Perante esta avidez em vencer a qualquer custo a imprensa desportiva, nomeadamente o quase hegemónico O Sport de Lisboa escandalizava-se, por entender que o futebol deveria ser uma forma de educação e não somente física e uma escola de virtudes. Aliás, o próprio celebre capitão encarnado, Cosme Damião e outros seus contemporâneos, viam no futebol uma escola de trabalho, porque conservava a saúde, o vigor do espírito e ensinava o método, a precisão, a ordem e mais que tudo confirmava a premissa que são os pequenos esforços conjugados que realizam as grandes obras. No entanto, este olhar puro do futebol que não era em função do resultado, era cada vez mais uma utopia. Ainda não era uma realidade o profissionalismo, demoraria ainda mais cinco décadas, mas os valores do desportivismo e fair-play dos primórdios da modalidade perderam-se pelo caminho em detrimento de um novo futebol, mais emotivo e sedento por vitórias. Em 1916, o Benfica e Sporting já dominavam o futebol lisboeta, que no fundo simbolizava que dominavam o futebol em Portugal. No que diz respeito ao Sporting nestes anos revelava até mais que o Benfica, uma conduta no futebol mais “resultadista”. Cobiçava os melhores jogadores das equipas do campeonato regional lisboeta (incluindo do seu rival) que era fácil, verdade seja dita, em virtude de não haver vínculos contratuais. Deste modo tanto o Sporting, como o Benfica, mas principalmente o primeiro, conseguiam facilmente atrair os melhores jogadores da época devido às suas condições materiais superiores, pela sua capacidade de lutar por títulos e até mesmo com um aliciante extra, isto é, as remunerações encapotadas.

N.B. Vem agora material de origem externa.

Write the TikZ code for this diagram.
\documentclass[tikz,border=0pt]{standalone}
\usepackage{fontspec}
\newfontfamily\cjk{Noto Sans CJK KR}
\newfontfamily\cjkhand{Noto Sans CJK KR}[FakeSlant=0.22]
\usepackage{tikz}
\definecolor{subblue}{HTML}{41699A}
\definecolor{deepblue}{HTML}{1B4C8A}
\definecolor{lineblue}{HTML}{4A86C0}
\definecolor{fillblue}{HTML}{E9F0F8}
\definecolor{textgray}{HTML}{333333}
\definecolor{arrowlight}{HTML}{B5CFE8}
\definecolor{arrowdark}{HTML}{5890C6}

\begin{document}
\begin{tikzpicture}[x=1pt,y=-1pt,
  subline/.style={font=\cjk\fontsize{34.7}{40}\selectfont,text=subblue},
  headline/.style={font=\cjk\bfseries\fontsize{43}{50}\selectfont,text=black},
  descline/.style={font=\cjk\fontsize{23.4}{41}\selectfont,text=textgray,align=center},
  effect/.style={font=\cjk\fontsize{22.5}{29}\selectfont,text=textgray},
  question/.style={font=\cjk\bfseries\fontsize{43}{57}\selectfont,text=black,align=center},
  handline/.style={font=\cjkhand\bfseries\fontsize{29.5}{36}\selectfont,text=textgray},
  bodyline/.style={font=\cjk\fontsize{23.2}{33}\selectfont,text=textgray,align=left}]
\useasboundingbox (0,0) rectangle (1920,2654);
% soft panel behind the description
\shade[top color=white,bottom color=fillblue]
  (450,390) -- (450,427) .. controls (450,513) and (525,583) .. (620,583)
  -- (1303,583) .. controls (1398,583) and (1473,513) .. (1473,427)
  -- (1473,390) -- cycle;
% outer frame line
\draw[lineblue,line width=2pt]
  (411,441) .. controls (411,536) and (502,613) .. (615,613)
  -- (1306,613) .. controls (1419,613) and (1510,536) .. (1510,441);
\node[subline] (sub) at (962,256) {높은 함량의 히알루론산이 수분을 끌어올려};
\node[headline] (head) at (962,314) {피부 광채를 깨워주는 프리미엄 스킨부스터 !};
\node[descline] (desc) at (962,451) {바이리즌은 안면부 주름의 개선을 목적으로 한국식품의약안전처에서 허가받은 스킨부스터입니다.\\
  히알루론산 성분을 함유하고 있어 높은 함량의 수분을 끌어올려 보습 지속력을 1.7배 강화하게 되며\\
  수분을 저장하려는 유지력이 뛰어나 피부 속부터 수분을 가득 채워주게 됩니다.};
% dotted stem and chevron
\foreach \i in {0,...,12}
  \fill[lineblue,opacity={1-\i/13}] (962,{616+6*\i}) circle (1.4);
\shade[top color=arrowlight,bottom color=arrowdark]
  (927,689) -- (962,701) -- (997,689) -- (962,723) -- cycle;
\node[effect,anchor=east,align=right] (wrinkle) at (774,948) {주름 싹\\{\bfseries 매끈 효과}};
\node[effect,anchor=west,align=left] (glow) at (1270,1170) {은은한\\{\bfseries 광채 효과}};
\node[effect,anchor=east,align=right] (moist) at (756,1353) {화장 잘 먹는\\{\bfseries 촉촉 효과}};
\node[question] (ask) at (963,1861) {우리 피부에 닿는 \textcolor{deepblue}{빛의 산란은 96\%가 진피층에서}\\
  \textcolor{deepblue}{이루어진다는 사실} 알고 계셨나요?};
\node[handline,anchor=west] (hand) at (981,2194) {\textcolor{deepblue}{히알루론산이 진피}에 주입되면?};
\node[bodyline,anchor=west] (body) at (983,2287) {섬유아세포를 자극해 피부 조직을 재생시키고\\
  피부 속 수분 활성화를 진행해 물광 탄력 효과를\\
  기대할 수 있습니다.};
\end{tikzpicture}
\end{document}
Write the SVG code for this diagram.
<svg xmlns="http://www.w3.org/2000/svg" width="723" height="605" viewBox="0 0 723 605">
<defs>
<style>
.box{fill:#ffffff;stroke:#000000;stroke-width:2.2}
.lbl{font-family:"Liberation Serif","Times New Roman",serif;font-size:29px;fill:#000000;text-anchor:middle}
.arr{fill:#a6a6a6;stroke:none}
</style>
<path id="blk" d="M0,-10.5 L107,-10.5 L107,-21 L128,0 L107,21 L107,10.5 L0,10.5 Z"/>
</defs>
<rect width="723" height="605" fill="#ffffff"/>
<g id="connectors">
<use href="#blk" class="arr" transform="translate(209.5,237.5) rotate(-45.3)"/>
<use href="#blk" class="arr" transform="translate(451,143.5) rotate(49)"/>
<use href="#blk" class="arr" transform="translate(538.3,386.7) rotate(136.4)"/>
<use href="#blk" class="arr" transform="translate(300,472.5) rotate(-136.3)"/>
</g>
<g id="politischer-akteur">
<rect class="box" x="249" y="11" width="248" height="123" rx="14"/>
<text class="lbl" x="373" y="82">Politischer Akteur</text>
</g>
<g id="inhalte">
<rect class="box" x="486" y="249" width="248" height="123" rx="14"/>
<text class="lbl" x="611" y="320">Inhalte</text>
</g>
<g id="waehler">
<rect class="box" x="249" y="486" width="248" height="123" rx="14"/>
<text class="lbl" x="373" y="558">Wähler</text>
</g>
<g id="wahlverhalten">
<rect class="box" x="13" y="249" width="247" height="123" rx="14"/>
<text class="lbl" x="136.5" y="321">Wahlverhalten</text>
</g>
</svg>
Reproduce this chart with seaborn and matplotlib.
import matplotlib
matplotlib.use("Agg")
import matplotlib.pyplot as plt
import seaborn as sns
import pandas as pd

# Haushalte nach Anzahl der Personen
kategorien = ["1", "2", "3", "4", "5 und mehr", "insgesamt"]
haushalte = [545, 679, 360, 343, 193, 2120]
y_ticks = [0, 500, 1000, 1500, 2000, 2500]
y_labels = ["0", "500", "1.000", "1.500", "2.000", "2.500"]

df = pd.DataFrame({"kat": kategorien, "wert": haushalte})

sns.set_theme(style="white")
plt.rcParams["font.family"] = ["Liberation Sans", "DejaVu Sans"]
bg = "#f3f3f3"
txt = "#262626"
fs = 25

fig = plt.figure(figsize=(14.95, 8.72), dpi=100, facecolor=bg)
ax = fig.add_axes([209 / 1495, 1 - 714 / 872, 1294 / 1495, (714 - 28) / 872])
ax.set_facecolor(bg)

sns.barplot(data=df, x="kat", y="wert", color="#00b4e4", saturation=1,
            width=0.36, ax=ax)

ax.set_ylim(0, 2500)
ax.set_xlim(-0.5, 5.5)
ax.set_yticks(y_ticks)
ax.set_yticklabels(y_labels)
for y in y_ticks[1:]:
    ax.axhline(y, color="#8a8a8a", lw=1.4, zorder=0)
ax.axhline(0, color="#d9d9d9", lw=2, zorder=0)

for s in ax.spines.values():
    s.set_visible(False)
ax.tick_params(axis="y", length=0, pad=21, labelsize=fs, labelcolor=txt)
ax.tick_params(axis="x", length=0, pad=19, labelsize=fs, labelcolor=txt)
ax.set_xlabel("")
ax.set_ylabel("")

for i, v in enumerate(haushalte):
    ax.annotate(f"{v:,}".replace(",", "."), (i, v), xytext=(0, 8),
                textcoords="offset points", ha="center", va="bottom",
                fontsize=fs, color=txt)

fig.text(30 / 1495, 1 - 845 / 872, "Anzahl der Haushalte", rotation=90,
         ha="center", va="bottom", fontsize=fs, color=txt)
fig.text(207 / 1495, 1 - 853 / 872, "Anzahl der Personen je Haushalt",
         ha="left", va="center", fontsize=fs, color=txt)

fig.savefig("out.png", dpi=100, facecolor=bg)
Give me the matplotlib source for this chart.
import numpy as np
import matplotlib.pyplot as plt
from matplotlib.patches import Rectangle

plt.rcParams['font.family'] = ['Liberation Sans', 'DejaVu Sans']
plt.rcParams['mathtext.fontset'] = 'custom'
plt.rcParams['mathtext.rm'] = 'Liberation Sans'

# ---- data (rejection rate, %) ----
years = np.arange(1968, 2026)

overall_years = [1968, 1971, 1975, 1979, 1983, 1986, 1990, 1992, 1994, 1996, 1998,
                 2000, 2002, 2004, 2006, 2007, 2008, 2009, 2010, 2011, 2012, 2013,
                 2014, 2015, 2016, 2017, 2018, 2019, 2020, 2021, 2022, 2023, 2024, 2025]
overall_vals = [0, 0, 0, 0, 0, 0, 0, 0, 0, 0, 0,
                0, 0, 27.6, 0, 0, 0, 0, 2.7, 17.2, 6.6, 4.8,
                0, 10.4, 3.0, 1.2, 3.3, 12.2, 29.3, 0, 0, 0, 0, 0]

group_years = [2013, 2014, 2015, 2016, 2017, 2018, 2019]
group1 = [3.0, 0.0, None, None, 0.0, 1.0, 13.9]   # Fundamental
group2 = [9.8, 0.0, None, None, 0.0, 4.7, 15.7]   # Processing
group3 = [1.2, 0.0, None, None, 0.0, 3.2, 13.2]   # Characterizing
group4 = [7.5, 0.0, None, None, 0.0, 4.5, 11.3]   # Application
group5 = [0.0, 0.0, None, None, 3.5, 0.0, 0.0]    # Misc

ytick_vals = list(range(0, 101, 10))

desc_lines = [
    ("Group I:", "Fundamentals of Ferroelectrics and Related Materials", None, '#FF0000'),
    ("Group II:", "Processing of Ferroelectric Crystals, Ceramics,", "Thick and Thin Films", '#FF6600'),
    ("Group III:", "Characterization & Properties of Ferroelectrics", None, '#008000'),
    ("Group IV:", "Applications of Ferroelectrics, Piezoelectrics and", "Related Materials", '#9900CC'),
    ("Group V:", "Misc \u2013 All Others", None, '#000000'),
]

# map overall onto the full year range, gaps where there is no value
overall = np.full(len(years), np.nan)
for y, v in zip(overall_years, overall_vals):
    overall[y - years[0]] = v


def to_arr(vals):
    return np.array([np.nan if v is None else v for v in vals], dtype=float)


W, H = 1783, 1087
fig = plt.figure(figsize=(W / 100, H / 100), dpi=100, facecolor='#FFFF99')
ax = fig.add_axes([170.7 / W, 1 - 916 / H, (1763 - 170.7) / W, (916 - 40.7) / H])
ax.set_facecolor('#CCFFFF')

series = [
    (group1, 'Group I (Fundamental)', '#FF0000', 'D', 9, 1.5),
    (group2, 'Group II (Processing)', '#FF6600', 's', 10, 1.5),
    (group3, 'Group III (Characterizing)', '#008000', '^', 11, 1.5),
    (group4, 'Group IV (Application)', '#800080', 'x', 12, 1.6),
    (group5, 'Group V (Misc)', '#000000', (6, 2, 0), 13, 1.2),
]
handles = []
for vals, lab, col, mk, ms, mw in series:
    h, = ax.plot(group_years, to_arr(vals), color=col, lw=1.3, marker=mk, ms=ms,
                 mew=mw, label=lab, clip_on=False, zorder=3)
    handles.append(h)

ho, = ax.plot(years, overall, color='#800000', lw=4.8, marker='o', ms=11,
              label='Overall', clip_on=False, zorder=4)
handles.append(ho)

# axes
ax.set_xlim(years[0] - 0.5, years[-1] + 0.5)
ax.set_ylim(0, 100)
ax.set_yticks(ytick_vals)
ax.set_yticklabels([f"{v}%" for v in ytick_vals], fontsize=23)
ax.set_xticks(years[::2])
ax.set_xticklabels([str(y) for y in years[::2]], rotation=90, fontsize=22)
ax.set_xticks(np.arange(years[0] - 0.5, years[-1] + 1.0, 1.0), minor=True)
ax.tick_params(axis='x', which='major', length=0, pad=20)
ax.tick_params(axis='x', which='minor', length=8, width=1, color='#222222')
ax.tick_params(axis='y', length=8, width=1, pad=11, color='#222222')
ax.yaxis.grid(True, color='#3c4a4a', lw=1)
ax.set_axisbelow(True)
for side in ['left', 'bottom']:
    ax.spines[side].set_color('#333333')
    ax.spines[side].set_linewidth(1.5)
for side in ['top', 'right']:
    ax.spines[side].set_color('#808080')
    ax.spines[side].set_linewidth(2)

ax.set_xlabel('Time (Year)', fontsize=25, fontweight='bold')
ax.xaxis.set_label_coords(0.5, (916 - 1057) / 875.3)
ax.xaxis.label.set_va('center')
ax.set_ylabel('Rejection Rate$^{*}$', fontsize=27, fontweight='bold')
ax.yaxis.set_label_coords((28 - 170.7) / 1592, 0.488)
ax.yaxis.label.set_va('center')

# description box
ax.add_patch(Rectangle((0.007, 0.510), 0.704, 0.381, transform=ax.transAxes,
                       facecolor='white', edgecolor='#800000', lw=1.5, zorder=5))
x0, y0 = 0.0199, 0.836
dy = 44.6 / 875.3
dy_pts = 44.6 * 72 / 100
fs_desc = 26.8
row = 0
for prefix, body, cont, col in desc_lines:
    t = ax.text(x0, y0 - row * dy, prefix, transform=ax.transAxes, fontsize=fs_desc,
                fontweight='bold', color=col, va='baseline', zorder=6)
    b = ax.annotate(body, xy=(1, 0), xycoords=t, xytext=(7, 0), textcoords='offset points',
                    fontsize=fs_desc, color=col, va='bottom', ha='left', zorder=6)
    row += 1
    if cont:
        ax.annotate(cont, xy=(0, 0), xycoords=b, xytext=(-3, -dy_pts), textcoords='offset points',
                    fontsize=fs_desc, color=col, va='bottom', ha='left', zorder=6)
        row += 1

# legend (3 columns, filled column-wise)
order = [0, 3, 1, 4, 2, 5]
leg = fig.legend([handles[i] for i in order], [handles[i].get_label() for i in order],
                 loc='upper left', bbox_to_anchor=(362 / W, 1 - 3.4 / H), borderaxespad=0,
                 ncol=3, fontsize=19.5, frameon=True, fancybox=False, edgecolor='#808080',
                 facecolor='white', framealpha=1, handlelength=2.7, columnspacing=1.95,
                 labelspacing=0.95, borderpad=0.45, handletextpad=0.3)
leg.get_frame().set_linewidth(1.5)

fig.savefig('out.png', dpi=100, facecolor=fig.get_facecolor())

Entretanto, numa final da Taça de Honra que contou com a presença do Presidente da República e outras figuras ilustres, enfrentaram-se os rivais do costume: Sporting e Benfica. Esta partida, no entender dos especialistas da época deveria ser um exemplo excepcional das melhores equipas lisboetas ao Estado Português, que se fez representar, no entanto não se veio a verificar. Pelo contrário, o jogo foi apelidado de escândalo desportivo pelo fraco nível apresentado por ambas as equipas. De facto, a tarde ventosa de Junho de 1917 não era convidativa para um futebol fluido e esteticamente bonito. Todavia, esta final foi muito mais que um jogo mal jogado. Foi o jogo que hiperbolicamente simboliza o dia em que o futebol português perdeu a sua essência. Após o Sporting colocar-se em vantagem, os seus jogadores começaram a submeter o seu confesso amadorismo numa gaveta e adoptaram alguns estratagemas dos profissionais, entre os quais uns bem conhecidos do século XXI, isto é, o antijogo e o perder tempo. Na segunda parte os jogadores do Sporting começaram a atirar a bola para fora tantas vezes, que o próprio vento deixou de ser o bode expiatório de um jogo mal jogado. Aliás, Jorge Vieira, célebre e mítico capitão leonino, chegou a correr atrás da bola, quando esta estava fora do campo e chutou-a ainda para mais longe. Perante estas práticas o público apupou estes jogadores, pois achariam, com razão, que o preço pago pelo bilhete merecia outro respeito e espectáculo dos amadores futebolistas portugueses. Mas, foi tanta a vontade de ganhar do Sporting, que nos primeiros 29 minutos da segunda parte colocaram a bola fora 49 vezes, o que provocou a ira do público, que invadiu o campo e incentivou a equipa do Benfica a abandonar a partida. Contudo, somente o capitão encarnado Henrique cedeu a essa pressão e abandonou a partida. No final da partida o Sporting acabou por ganhar a taça, mas o futebol perdeu tudo o resto."